Finding common ground with your CEO

Finding common ground with your CEO

How CIOs can strengthen their relationship with the biggest c-level executive of them all, the CEO

With technology now at the core of most business transactions, the relationship between CIO and CEO is assuming an increasing significance.

Five years ago, conversations in the CIO community revolved around whether the IT leadership role would ever get a seat at the strategy table; but for most top organisations, that debate is old hat.

Today’s top CIO is a business transformer who is constantly tuning the technology to align with business priorities, which often include goals they have helped to set. And the CIO is no longer the white-coated scientist wielding arcane technical mysteries. In today’s organisation, good CEO-CIO relationships are built on a solid foundation of openness and trust.

Last year’s IBM Global CEO study interviewed more than 1700 CEOs from 64 different countries and found 70 per cent regard technology as driving the most change in their organisation over the next three years. In fact, technology is considered to be a bigger change agent than external economic and market conditions.

The study also found a key influence on most CEOs is the desire to change to a working culture which celebrates openness, transparency and employee empowerment. As a result, leadership teaming with their other c-level executives is one of the most critical factors steering CEO practices today.

“CEOs have found themselves in a somewhat vulnerable situation. They are surrounded by technologies and ways of relating and working that new hires – and even their children – may understand better than they do,” the report notes, adding CEOs need to learn from their own networks. So who better to turn to than the CIO?

Global transformations

For CEO Robert Tickner, who heads the Australian Red Cross, it was critical to have the right person in the CIO seat as the organisation moved into its next phase of supporting and influencing 180 national societies across the globe.

“For me, our IT reform and innovation is the missing piece of the puzzle in our overall organisational transition,” he says.

Earlier this year, he recruited Peter Day, a former Sentric director servicing the Red Cross, who also previously worked as a senior Telstra executive.

“We both have a deep commitment to innovation,” Tickner says. “I have recruited some outstanding people for the organisation’s national leadership team, and Peter was one of these.”

In the last six years, the Australian Red Cross, with Tickner at its helm, has moved from eight separate state and territory organisations each with its own board and CEO, to a cohesive national organisation. The transformation involved moving nine separate financial, marketing, HR and other administrative systems into one, and it all went through successfully, he says.

Day credits his CEO with some wise decisions. “Robert is a collaborative CEO and is the first to say when he feels he doesn’t have a good handle on where the technology fits within the business,” he says. The Red Cross faces several unique challenges, chief among them reluctance across the board to take funds away from frontline roles, Day says.

“It’s very hard to say to people, ‘I need to take some money out of your program to spend on computers’,” he says. “That’s where Robert plays a critical mediator role.” Day runs a very lean team and says his focus is also on cost cutting.
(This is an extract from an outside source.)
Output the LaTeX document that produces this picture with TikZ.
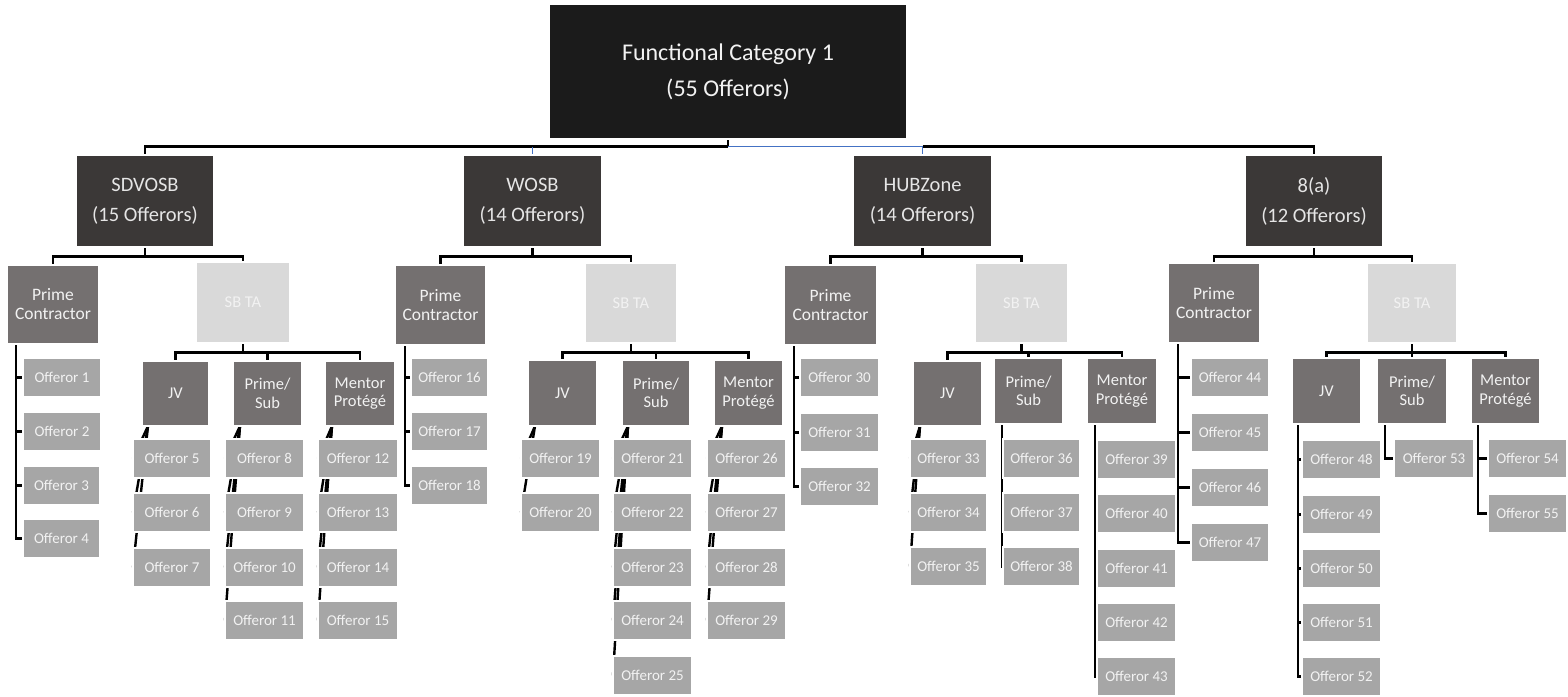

“We’re supporting 3000 permanent staff and about 34,000 volunteers with only 55 IT people,” he says.

He’s switched the enterprise to Citrix cloud-based systems with thin-client desktops, reducing the turnover of computers. “Thin clients last a lot longer,” he explains.

Day agrees openness and employee empowerment have been key to relationship success. “There’s a lot of trust involved,” he says. “The CEO doesn’t want to know the full technical background, but you can give them a lot of information around IT spending and IT decisions so that they are well informed.”

Tickner and Day have also worked closely together in finding external support for the organisation’s technology goals.

“We don’t mind going cap-in-hand to ask industry to provide pro-bono around people and resources,” Day says.

“We keep scanning the horizon for potential partners we can work with,” Tickner adds, citing Microsoft as a good example.

“The partnerships have been really important – Microsoft gave us the equivalent of $10 million in software to support the organisation. Looking for potential partners is a journey that never ends because we have bigger goals than just Australia,” he says.

For Tickner and Day, the CEO-CIO partnership goes beyond the management of the local organisation – they want to take their skills to the world.

The main challenges I face are that those in business operations want to determine the end of product; there's a tendency for people in the business to go shopping for solutions

In November, the Australian Red Cross will host the biannual General Assembly of the International Federation of Red Cross and Red Crescent Societies, with representatives from 188 national societies coming to Sydney. Tickner says a major focus for the Australian Red Cross is supporting the organisational development of other national societies.

“Far more effective than a simple aid package is support to the core growth and development of the capacity of Red Cross and Red Crescent Societies in their own countries,” Tickner says.

“In Fiji, those best able to solve the problems of the country are Fijians. If they have a good financial system, good fundraising and a resilient IT system in place, they can operate far more effectively.

“Peter and I are taking this commitment to boost the society to the world, and IT is a fundamental part of this core capacity building.”